You can't compare the two performances, but I personally am taking Annette, and I'm taking her to win because of the Hilary Swank losses in '99 and '04. Politics are a way bigger part of this than anyone wants to admit, but in this case, it'd be a deserved win.


Best Actor

Colin Firth. The biggest lock the entire night. It ain't a race, it's a coronation. But oh . . . what about his speech? Bahahahahahaha TIP YOUR WAITRESS MUTHAFUCKAAAAAAAA


Best Director

Okay. Even if they hadn't fucked up the nominations in this category and Nolan was still in, it'd be a coin flip between David Fincher and Debra Granik, if we were doing this on straight quality, with no politics or box office or anything thrown in. So, post-fuckup, it should be David Fincher finally getting some recognition for being fucking David Fincher (and The Social Network was a worthy picture to win for). But lo and behold, there's this absurd tantrum the old people are throwing where they're pretending that The King's Speech is this legendary, earth-shattering thing. It's a good movie, but come the fuck on, man. And Tom Hooper's just sort of there. Best Director means Best Fucking Director. That means David Fincher, of these five.

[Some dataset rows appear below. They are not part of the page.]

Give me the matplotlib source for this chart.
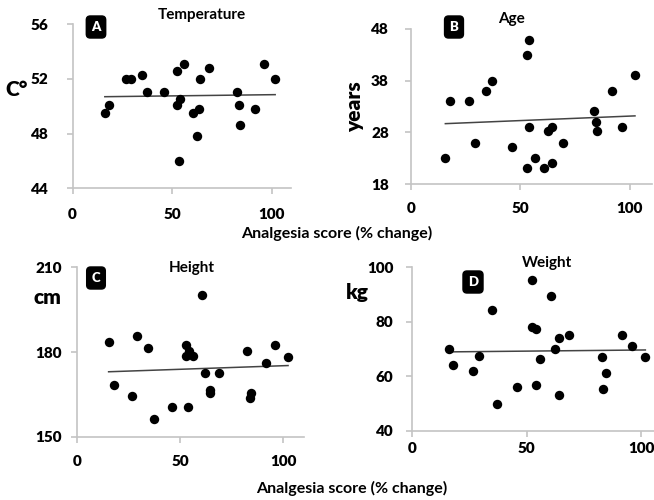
import numpy as np
import matplotlib.pyplot as plt

plt.rcParams['font.family'] = ['Lato', 'DejaVu Sans']
plt.rcParams['font.weight'] = 'bold'

# ---- data ----
temp_x = [16.2, 18.3, 26.6, 29.6, 34.7, 37.4, 45.9, 52.3, 52.3, 54.1, 53.4, 55.8,
          60.6, 63.7, 62.3, 64.2, 68.7, 82.7, 83.8, 84.1, 91.8, 96.0, 101.8]
temp_y = [49.5, 50.1, 52.0, 52.0, 52.3, 51.0, 51.0, 52.6, 50.1, 50.5, 46.0, 53.1,
          49.5, 49.8, 47.8, 52.0, 52.8, 51.0, 50.1, 48.6, 49.8, 53.1, 52.0]
temp_trend = [50.69, 50.84]

age_x = [15.7, 17.8, 26.6, 29.1, 34.4, 37.1, 46.0, 52.8, 54.0, 53.7, 52.8, 56.5,
         60.6, 62.7, 64.2, 64.4, 69.3, 83.6, 84.3, 84.8, 91.8, 96.3, 102.3]
age_y = [23.1, 34.1, 34.1, 26.0, 36.0, 38.0, 25.1, 42.9, 45.8, 29.0, 21.2, 23.1,
         21.2, 28.2, 29.0, 22.2, 26.0, 32.1, 30.0, 28.2, 36.0, 29.0, 39.0]
age_trend = [29.7, 31.2]

height_x = [15.2, 17.8, 26.4, 28.8, 34.3, 37.1, 46.0, 52.6, 52.6, 54.4, 53.6, 56.0,
            60.7, 62.1, 64.2, 64.6, 68.6, 82.5, 84.3, 83.8, 91.7, 96.0, 102.3]
height_y = [183.6, 168.4, 164.5, 185.6, 181.4, 156.3, 160.5, 182.5, 178.5, 180.4, 160.5, 178.5,
            200.3, 172.5, 165.6, 166.4, 172.5, 180.4, 165.6, 163.7, 176.2, 182.4, 178.4]
height_trend = [173.0, 175.2]

weight_x = [16.0, 17.9, 26.7, 29.3, 34.7, 37.2, 45.9, 52.3, 52.3, 53.9, 53.9, 55.8,
            60.5, 62.4, 64.3, 64.0, 68.7, 82.8, 84.5, 83.5, 91.8, 96.1, 101.9]
weight_y = [70.2, 64.1, 62.1, 67.4, 84.3, 49.9, 56.0, 95.4, 78.2, 77.3, 57.0, 66.3,
            89.5, 70.0, 74.1, 53.1, 75.1, 67.2, 61.1, 55.3, 75.1, 71.1, 67.2]
weight_trend = [69.0, 69.7]

titles = ["Temperature", "Age", "Height", "Weight"]
letters = ["A", "B", "C", "D"]
units = ["C\u00b0", "years", "cm", "kg"]
y_ticks = [[44, 48, 52, 56], [18, 28, 38, 48], [150, 180, 210], [40, 60, 80, 100]]
x_ticks = [0, 50, 100]
xlabel = "Analgesia score (% change)"

W, H = 654, 500
fig = plt.figure(figsize=(W / 100, H / 100), dpi=100)


def px(x, y):
    return x / W, 1 - y / H


# axes rectangles in figure fractions (layout)
rects = [[0.111, 0.6234, 0.3347, 0.3286],
         [0.6284, 0.6314, 0.3683, 0.311],
         [0.1182, 0.1266, 0.3465, 0.3388],
         [0.6305, 0.138, 0.3846, 0.3274]]
ypads = [13.5, 12, 7, 9.5]
xpads = [10, 9, 9.5, 4]

series = [(temp_x, temp_y, temp_trend),
          (age_x, age_y, age_trend),
          (height_x, height_y, height_trend),
          (weight_x, weight_y, weight_trend)]

grey = "#c4c4c4"
for i, (xs, ys, tr) in enumerate(series):
    ax = fig.add_axes(rects[i])
    ax.scatter(xs, ys, s=46, color="black", zorder=3, linewidths=0)
    ax.plot([min(xs), max(xs)], tr, color="#444444", lw=1.1, zorder=2)
    ax.set_xlim(0, 110)
    ax.set_ylim(y_ticks[i][0], y_ticks[i][-1])
    ax.set_xticks(x_ticks)
    ax.set_yticks(y_ticks[i])
    for s in ["top", "right"]:
        ax.spines[s].set_visible(False)
    for s in ["left", "bottom"]:
        ax.spines[s].set_color(grey)
        ax.spines[s].set_linewidth(1.2)
    ax.tick_params(axis="both", colors=grey, length=4, width=1.2, labelsize=11,
                   labelcolor="black")
    ax.tick_params(axis="y", pad=ypads[i])
    ax.tick_params(axis="x", pad=xpads[i])
    for lab in ax.get_xticklabels() + ax.get_yticklabels():
        lab.set_fontweight("heavy")

# titles
for t, (x, y) in zip(titles, [(202, 15), (511, 19), (192, 268), (547, 263)]):
    fig.text(*px(x, y), t, ha="center", va="center", fontsize=11, fontweight="bold")

# letter badges
for l, (x, y) in zip(letters, [(96, 27), (454, 27), (96, 278), (473, 282)]):
    fig.text(*px(x, y), l, ha="center", va="center", fontsize=9.5, fontweight="heavy",
             color="white",
             bbox=dict(boxstyle="round,pad=0.38,rounding_size=0.3", fc="black", ec="black"))

# unit labels
fig.text(*px(17, 90), units[0], ha="center", va="center", fontsize=15, fontweight="heavy")
fig.text(*px(355, 107), units[1], ha="center", va="center", fontsize=15, fontweight="heavy",
         rotation=90)
fig.text(*px(47, 297), units[2], ha="center", va="center", fontsize=15, fontweight="heavy")
fig.text(*px(357, 292), units[3], ha="center", va="center", fontsize=15, fontweight="heavy")

# x labels
fig.text(*px(337, 233), xlabel, ha="center", va="center", fontsize=11.5, fontweight="bold")
fig.text(*px(352, 488), xlabel, ha="center", va="center", fontsize=11.5, fontweight="bold")

fig.savefig("out.png", dpi=100)
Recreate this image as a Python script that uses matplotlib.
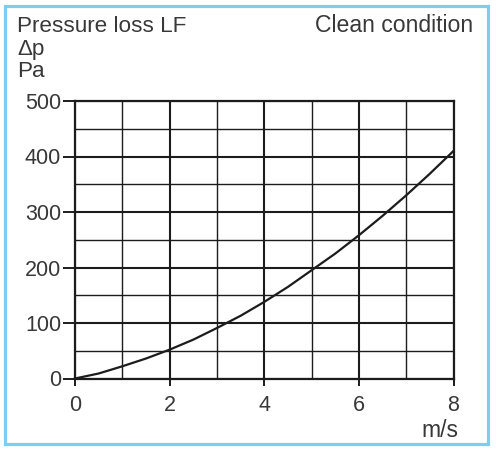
import matplotlib
matplotlib.use("Agg")
import matplotlib.pyplot as plt
from matplotlib.patches import Rectangle
from matplotlib.ticker import MultipleLocator

plt.rcParams['font.family'] = ['Liberation Sans', 'DejaVu Sans']

# Data
velocity = [0, 0.5, 1, 1.5, 2, 2.5, 3, 3.5, 4, 4.5, 5, 5.5, 6, 6.5, 7, 7.5, 8]
pressure = [0, 9, 22, 36, 52, 70, 91, 113, 138, 165, 195, 225, 258, 293, 330, 369, 410]
x_ticks = [0, 2, 4, 6, 8]
y_ticks = [0, 100, 200, 300, 400, 500]

W, H = 500, 454
fig = plt.figure(figsize=(W / 100, H / 100), dpi=100)
fig.patch.set_facecolor('white')

def fx(px):
    return px / W
def fy(py):
    return 1 - py / H

# light blue frame
fig.patches.append(Rectangle((fx(5.3), fy(444)), fx(488) - fx(5.3), fy(6.2) - fy(444),
                             transform=fig.transFigure, fill=False,
                             edgecolor='#7ccdf0', linewidth=2.3, zorder=0))

ax = fig.add_axes([fx(75), fy(378.5), fx(453.5) - fx(75), fy(101) - fy(378.5)])
ax.set_xlim(0, 8)
ax.set_ylim(0, 500)

line_col = '#1c1c1c'
ax.xaxis.set_minor_locator(MultipleLocator(1))
ax.yaxis.set_minor_locator(MultipleLocator(50))
ax.set_xticks(x_ticks)
ax.set_yticks(y_ticks)
ax.set_xticklabels([str(v) for v in x_ticks])
ax.set_yticklabels([str(v) for v in y_ticks])

ax.grid(which='major', color=line_col, linewidth=1.5)
ax.grid(which='minor', color=line_col, linewidth=1.0)
ax.set_axisbelow(True)
for s in ax.spines.values():
    s.set_color(line_col)
    s.set_linewidth(1.6)

tc = '#383838'
ax.tick_params(which='major', direction='out', width=1.4, color=line_col,
               labelsize=15.5, labelcolor=tc)
ax.tick_params(axis='y', which='major', length=9, pad=1)
ax.tick_params(axis='x', which='major', length=5, pad=7)
ax.tick_params(which='minor', length=0)

ax.plot(velocity, pressure, color=line_col, linewidth=1.6, clip_on=False, zorder=3)

fig.text(fx(17), fy(32), 'Pressure loss LF', fontsize=16.2, color=tc, ha='left', va='baseline')
fig.text(fx(17), fy(55), 'Δp', fontsize=16.2, color=tc, ha='left', va='baseline')
fig.text(fx(17), fy(77), 'Pa', fontsize=16.2, color=tc, ha='left', va='baseline')
fig.text(fx(473), fy(32), 'Clean condition', fontsize=16.6, color=tc, ha='right', va='baseline')
fig.text(fx(458), fy(437), 'm/s', fontsize=16.5, color=tc, ha='right', va='baseline')

fig.savefig('out.png', dpi=100, facecolor='white')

The probability at this point is probably 60/40 for Tom Hooper to win, but don't be surprised if Fincher wins. The fact that he's the underdog is absolutely fucking ridiculous, though.


Best Picture

It's The King's Speech. It's been The King's Speech since the old people threw their coup d'etat and decided The Social Network never existed. It's not an apocalyptic disaster if The King's Speech wins (it is good), but it's a sign that critics are being more completely marginalized. Critics, the people who actually study movies, were all in agreement: The Social Network was by far the best movie of the year. Then all of a sudden the guilds with all the old people give out their awards and suddenly The King's Speech is the only movie that came out in 2010? Child please. The old people are just pissed because a movie about all that computer shit that they're still convinced is a fad—AFTER ALMOST 20 YEARS OF THE FUCKING INTERNET—had all these damn critics all in a tizzy. Again, The King's Speech is a good movie. And yes, The Social Network is, at best, a parable, and at worst near-total fiction. But for fuck's sake, it's a brilliantly made movie. It's the best Hollywood movie in years. The choice between a good movie, that's nice and makes you feel good, and a great movie, that's a work of genius and makes you think is not a fucking choice. Great is better than good. But people prefer to feel than to think, so it's The King's Speech.

This isn't even taking into account the other movies that were better than The King's Speech this year: Black Swan, Winter's Bone, The Kids Are All Right, Inception, True Grit (Dabangg, Endhiran, Tees Maar Khan . . .) But, in spite of all my ranting, the fact that there are this many pictures that were better than the (admittedly good) heir apparent to the Best Picture statue is a sign that 2010 was a pretty fuckin good year for movies.


The other, more general, good news is, to use one classic example, Citizen Kane is Citizen Kane and me and maybe other four people under the age of 60 have seen How Green Was My Valley. I'd say Fight Club has more enduring relevance than American Beauty, but that'd just make me mad about David Fincher inevitably getting banjaxed this year. But the point I started to make, with Kane, is that the good news is, it's just the Oscars. History has a better voting record than the Academy.